Short problem:
Your task is to give the listing below back word for word, pictures excluded.

>> Start

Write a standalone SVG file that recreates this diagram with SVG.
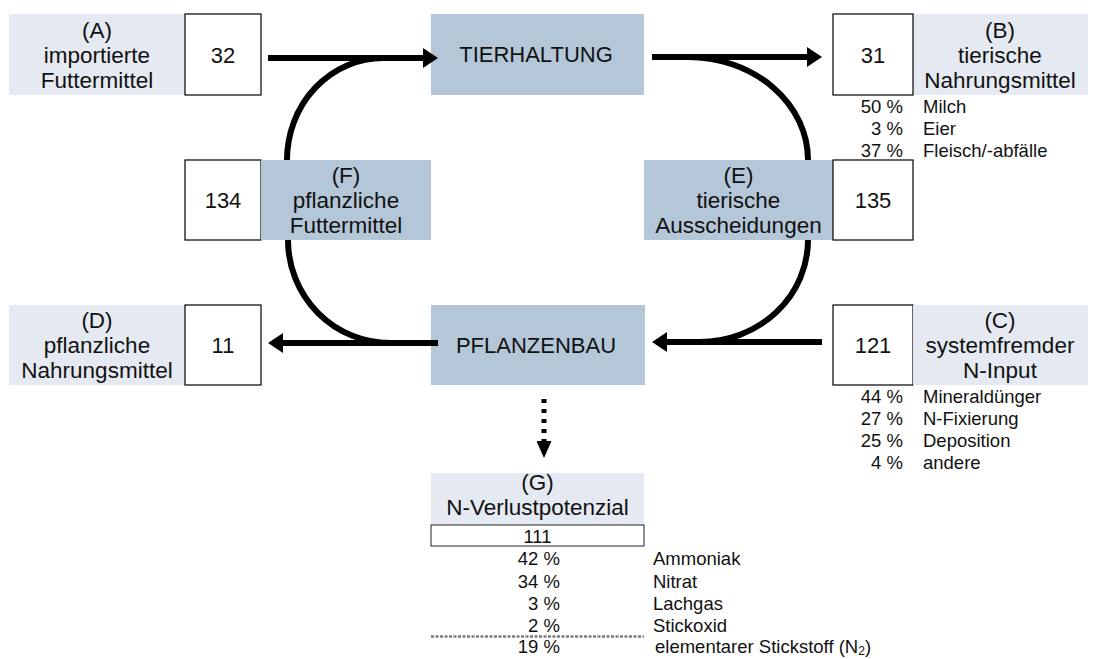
<svg xmlns="http://www.w3.org/2000/svg" width="1096" height="659" viewBox="0 0 1096 659">
<defs>
<style>
text{font-family:"Liberation Sans",Arial,sans-serif;fill:#111}
.lbl{font-size:22.5px;text-anchor:middle}
.num{font-size:22px;text-anchor:middle}
.main{font-size:22px;text-anchor:middle}
.pct{font-size:18.5px;text-anchor:end}
.itm{font-size:18.5px}
.light{fill:#e5eaf2}
.dark{fill:#b4c7d9}
.nbox{fill:#fff;stroke:#000;stroke-width:1.2}
.flow{fill:none;stroke:#000;stroke-width:6}
</style>
<marker id="ah" viewBox="0 0 15 20" refX="2" refY="10" markerWidth="15" markerHeight="20" orient="auto" markerUnits="userSpaceOnUse"><path d="M0,0 L15,10 L0,20 z" fill="#000"/></marker>
<marker id="ahs" viewBox="0 0 17 15" refX="1" refY="7.5" markerWidth="17" markerHeight="15" orient="auto" markerUnits="userSpaceOnUse"><path d="M0,0 L17,7.5 L0,15 z" fill="#000"/></marker>
</defs>
<rect width="1096" height="659" fill="#fff"/>

<g id="nodeA">
<rect class="light" x="9" y="14" width="176" height="81"/>
<text class="lbl" x="97" y="37.5">(A)</text>
<text class="lbl" x="97" y="63">importierte</text>
<text class="lbl" x="97" y="88">Futtermittel</text>
<rect class="nbox" x="185" y="14" width="76" height="81"/>
<text class="num" x="223" y="63">32</text>
</g>

<g id="tierhaltung">
<rect class="dark" x="431" y="14" width="213" height="81"/>
<text class="main" x="536" y="62">TIERHALTUNG</text>
</g>

<g id="nodeB">
<rect class="light" x="913" y="14" width="175" height="81"/>
<text class="lbl" x="1000" y="37.5">(B)</text>
<text class="lbl" x="1000" y="63">tierische</text>
<text class="lbl" x="1000" y="88">Nahrungsmittel</text>
<rect class="nbox" x="833" y="14" width="80" height="81"/>
<text class="num" x="873" y="63">31</text>
<text class="pct" x="903" y="113">50 %</text><text class="itm" x="923" y="113">Milch</text>
<text class="pct" x="903" y="135">3 %</text><text class="itm" x="923" y="135">Eier</text>
<text class="pct" x="903" y="157">37 %</text><text class="itm" x="923" y="157">Fleisch/-abfälle</text>
</g>

<g id="nodeF">
<rect class="nbox" x="185" y="160" width="76" height="80"/>
<text class="num" x="223" y="208">134</text>
<rect class="dark" x="261" y="160" width="170" height="80"/>
<text class="lbl" x="346" y="183">(F)</text>
<text class="lbl" x="346" y="208">pflanzliche</text>
<text class="lbl" x="346" y="233">Futtermittel</text>
</g>

<g id="nodeE">
<rect class="dark" x="644" y="160" width="189" height="80"/>
<text class="lbl" x="738.5" y="183">(E)</text>
<text class="lbl" x="738.5" y="208">tierische</text>
<text class="lbl" x="738.5" y="233">Ausscheidungen</text>
<rect class="nbox" x="833" y="160" width="80" height="80"/>
<text class="num" x="873" y="208">135</text>
</g>

<g id="nodeD">
<rect class="light" x="9" y="305" width="176" height="80"/>
<text class="lbl" x="97" y="328">(D)</text>
<text class="lbl" x="97" y="353">pflanzliche</text>
<text class="lbl" x="97" y="378">Nahrungsmittel</text>
<rect class="nbox" x="185" y="305" width="76" height="80"/>
<text class="num" x="223" y="353">11</text>
</g>

<g id="pflanzenbau">
<rect class="dark" x="431" y="305" width="214" height="80"/>
<text class="main" x="536" y="353">PFLANZENBAU</text>
</g>

<g id="nodeC">
<rect class="nbox" x="833" y="305" width="80" height="80"/>
<text class="num" x="873" y="353">121</text>
<rect class="light" x="913" y="305" width="175" height="80"/>
<text class="lbl" x="1000" y="328">(C)</text>
<text class="lbl" x="1000" y="353">systemfremder</text>
<text class="lbl" x="1000" y="378">N-Input</text>
<text class="pct" x="903" y="403">44 %</text><text class="itm" x="923" y="403">Mineraldünger</text>
<text class="pct" x="903" y="425">27 %</text><text class="itm" x="923" y="425">N-Fixierung</text>
<text class="pct" x="903" y="447">25 %</text><text class="itm" x="923" y="447">Deposition</text>
<text class="pct" x="903" y="469">4 %</text><text class="itm" x="923" y="469">andere</text>
</g>

<g id="nodeG">
<rect class="light" x="431" y="473" width="213" height="52"/>
<text class="lbl" x="537.5" y="490">(G)</text>
<text class="lbl" x="537.5" y="515">N-Verlustpotenzial</text>
<rect x="431" y="525" width="213" height="21" fill="#fff" stroke="#222" stroke-width="1"/>
<text class="pct" x="537.5" y="543" style="text-anchor:middle">111</text>
<text class="pct" x="560" y="565">42 %</text><text class="itm" x="653" y="565">Ammoniak</text>
<text class="pct" x="560" y="588">34 %</text><text class="itm" x="653" y="588">Nitrat</text>
<text class="pct" x="560" y="610">3 %</text><text class="itm" x="653" y="610">Lachgas</text>
<text class="pct" x="560" y="632">2 %</text><text class="itm" x="653" y="632">Stickoxid</text>
<line x1="431" y1="636.5" x2="644" y2="636.5" stroke="#7a7a7a" stroke-width="2.5" stroke-dasharray="3 1.5"/>
<text class="pct" x="560" y="653">19 %</text><text class="itm" x="655" y="653">elementarer Stickstoff (N<tspan font-size="12" dy="2">2</tspan><tspan dy="-2">)</tspan></text>
</g>

<g id="connectors">
<path class="flow" d="M287,160 A96,102 0 0 1 383,58 L400,58"/>
<path class="flow" d="M680,57 L688,57 A120,103 0 0 1 808,160"/>
<path class="flow" d="M288,240 A102,103 0 0 0 390,343 L410,343"/>
<path class="flow" d="M808,240 A108,102 0 0 1 700,342 L690,342"/>
<path class="flow" d="M268,58 H425" marker-end="url(#ah)"/>
<path class="flow" d="M652,57 H809" marker-end="url(#ah)"/>
<path class="flow" d="M438,343 H281" marker-end="url(#ah)"/>
<path class="flow" d="M822,342 H665" marker-end="url(#ah)"/>
<path d="M544,399 V442" fill="none" stroke="#000" stroke-width="5" stroke-dasharray="4 6" marker-end="url(#ahs)"/>
</g>
</svg>
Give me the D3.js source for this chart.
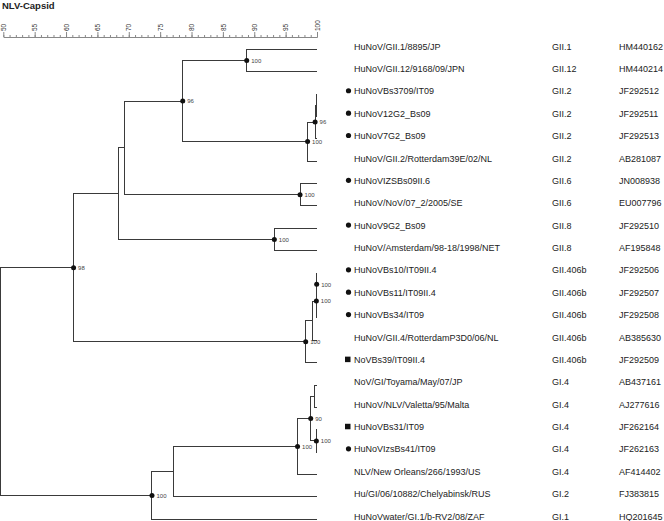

>> End

Reply to the task:
Write a standalone SVG file that recreates this diagram with SVG.
<svg xmlns="http://www.w3.org/2000/svg" width="1096" height="659" viewBox="0 0 1096 659">
<defs>
<style>
text{font-family:"Liberation Sans",Arial,sans-serif;fill:#111}
.lbl{font-size:22.5px;text-anchor:middle}
.num{font-size:22px;text-anchor:middle}
.main{font-size:22px;text-anchor:middle}
.pct{font-size:18.5px;text-anchor:end}
.itm{font-size:18.5px}
.light{fill:#e5eaf2}
.dark{fill:#b4c7d9}
.nbox{fill:#fff;stroke:#000;stroke-width:1.2}
.flow{fill:none;stroke:#000;stroke-width:6}
</style>
<marker id="ah" viewBox="0 0 15 20" refX="2" refY="10" markerWidth="15" markerHeight="20" orient="auto" markerUnits="userSpaceOnUse"><path d="M0,0 L15,10 L0,20 z" fill="#000"/></marker>
<marker id="ahs" viewBox="0 0 17 15" refX="1" refY="7.5" markerWidth="17" markerHeight="15" orient="auto" markerUnits="userSpaceOnUse"><path d="M0,0 L17,7.5 L0,15 z" fill="#000"/></marker>
</defs>
<rect width="1096" height="659" fill="#fff"/>

<g id="nodeA">
<rect class="light" x="9" y="14" width="176" height="81"/>
<text class="lbl" x="97" y="37.5">(A)</text>
<text class="lbl" x="97" y="63">importierte</text>
<text class="lbl" x="97" y="88">Futtermittel</text>
<rect class="nbox" x="185" y="14" width="76" height="81"/>
<text class="num" x="223" y="63">32</text>
</g>

<g id="tierhaltung">
<rect class="dark" x="431" y="14" width="213" height="81"/>
<text class="main" x="536" y="62">TIERHALTUNG</text>
</g>

<g id="nodeB">
<rect class="light" x="913" y="14" width="175" height="81"/>
<text class="lbl" x="1000" y="37.5">(B)</text>
<text class="lbl" x="1000" y="63">tierische</text>
<text class="lbl" x="1000" y="88">Nahrungsmittel</text>
<rect class="nbox" x="833" y="14" width="80" height="81"/>
<text class="num" x="873" y="63">31</text>
<text class="pct" x="903" y="113">50 %</text><text class="itm" x="923" y="113">Milch</text>
<text class="pct" x="903" y="135">3 %</text><text class="itm" x="923" y="135">Eier</text>
<text class="pct" x="903" y="157">37 %</text><text class="itm" x="923" y="157">Fleisch/-abfälle</text>
</g>

<g id="nodeF">
<rect class="nbox" x="185" y="160" width="76" height="80"/>
<text class="num" x="223" y="208">134</text>
<rect class="dark" x="261" y="160" width="170" height="80"/>
<text class="lbl" x="346" y="183">(F)</text>
<text class="lbl" x="346" y="208">pflanzliche</text>
<text class="lbl" x="346" y="233">Futtermittel</text>
</g>

<g id="nodeE">
<rect class="dark" x="644" y="160" width="189" height="80"/>
<text class="lbl" x="738.5" y="183">(E)</text>
<text class="lbl" x="738.5" y="208">tierische</text>
<text class="lbl" x="738.5" y="233">Ausscheidungen</text>
<rect class="nbox" x="833" y="160" width="80" height="80"/>
<text class="num" x="873" y="208">135</text>
</g>

<g id="nodeD">
<rect class="light" x="9" y="305" width="176" height="80"/>
<text class="lbl" x="97" y="328">(D)</text>
<text class="lbl" x="97" y="353">pflanzliche</text>
<text class="lbl" x="97" y="378">Nahrungsmittel</text>
<rect class="nbox" x="185" y="305" width="76" height="80"/>
<text class="num" x="223" y="353">11</text>
</g>

<g id="pflanzenbau">
<rect class="dark" x="431" y="305" width="214" height="80"/>
<text class="main" x="536" y="353">PFLANZENBAU</text>
</g>

<g id="nodeC">
<rect class="nbox" x="833" y="305" width="80" height="80"/>
<text class="num" x="873" y="353">121</text>
<rect class="light" x="913" y="305" width="175" height="80"/>
<text class="lbl" x="1000" y="328">(C)</text>
<text class="lbl" x="1000" y="353">systemfremder</text>
<text class="lbl" x="1000" y="378">N-Input</text>
<text class="pct" x="903" y="403">44 %</text><text class="itm" x="923" y="403">Mineraldünger</text>
<text class="pct" x="903" y="425">27 %</text><text class="itm" x="923" y="425">N-Fixierung</text>
<text class="pct" x="903" y="447">25 %</text><text class="itm" x="923" y="447">Deposition</text>
<text class="pct" x="903" y="469">4 %</text><text class="itm" x="923" y="469">andere</text>
</g>

<g id="nodeG">
<rect class="light" x="431" y="473" width="213" height="52"/>
<text class="lbl" x="537.5" y="490">(G)</text>
<text class="lbl" x="537.5" y="515">N-Verlustpotenzial</text>
<rect x="431" y="525" width="213" height="21" fill="#fff" stroke="#222" stroke-width="1"/>
<text class="pct" x="537.5" y="543" style="text-anchor:middle">111</text>
<text class="pct" x="560" y="565">42 %</text><text class="itm" x="653" y="565">Ammoniak</text>
<text class="pct" x="560" y="588">34 %</text><text class="itm" x="653" y="588">Nitrat</text>
<text class="pct" x="560" y="610">3 %</text><text class="itm" x="653" y="610">Lachgas</text>
<text class="pct" x="560" y="632">2 %</text><text class="itm" x="653" y="632">Stickoxid</text>
<line x1="431" y1="636.5" x2="644" y2="636.5" stroke="#7a7a7a" stroke-width="2.5" stroke-dasharray="3 1.5"/>
<text class="pct" x="560" y="653">19 %</text><text class="itm" x="655" y="653">elementarer Stickstoff (N<tspan font-size="12" dy="2">2</tspan><tspan dy="-2">)</tspan></text>
</g>

<g id="connectors">
<path class="flow" d="M287,160 A96,102 0 0 1 383,58 L400,58"/>
<path class="flow" d="M680,57 L688,57 A120,103 0 0 1 808,160"/>
<path class="flow" d="M288,240 A102,103 0 0 0 390,343 L410,343"/>
<path class="flow" d="M808,240 A108,102 0 0 1 700,342 L690,342"/>
<path class="flow" d="M268,58 H425" marker-end="url(#ah)"/>
<path class="flow" d="M652,57 H809" marker-end="url(#ah)"/>
<path class="flow" d="M438,343 H281" marker-end="url(#ah)"/>
<path class="flow" d="M822,342 H665" marker-end="url(#ah)"/>
<path d="M544,399 V442" fill="none" stroke="#000" stroke-width="5" stroke-dasharray="4 6" marker-end="url(#ahs)"/>
</g>
</svg>
Give me the D3.js source for this chart.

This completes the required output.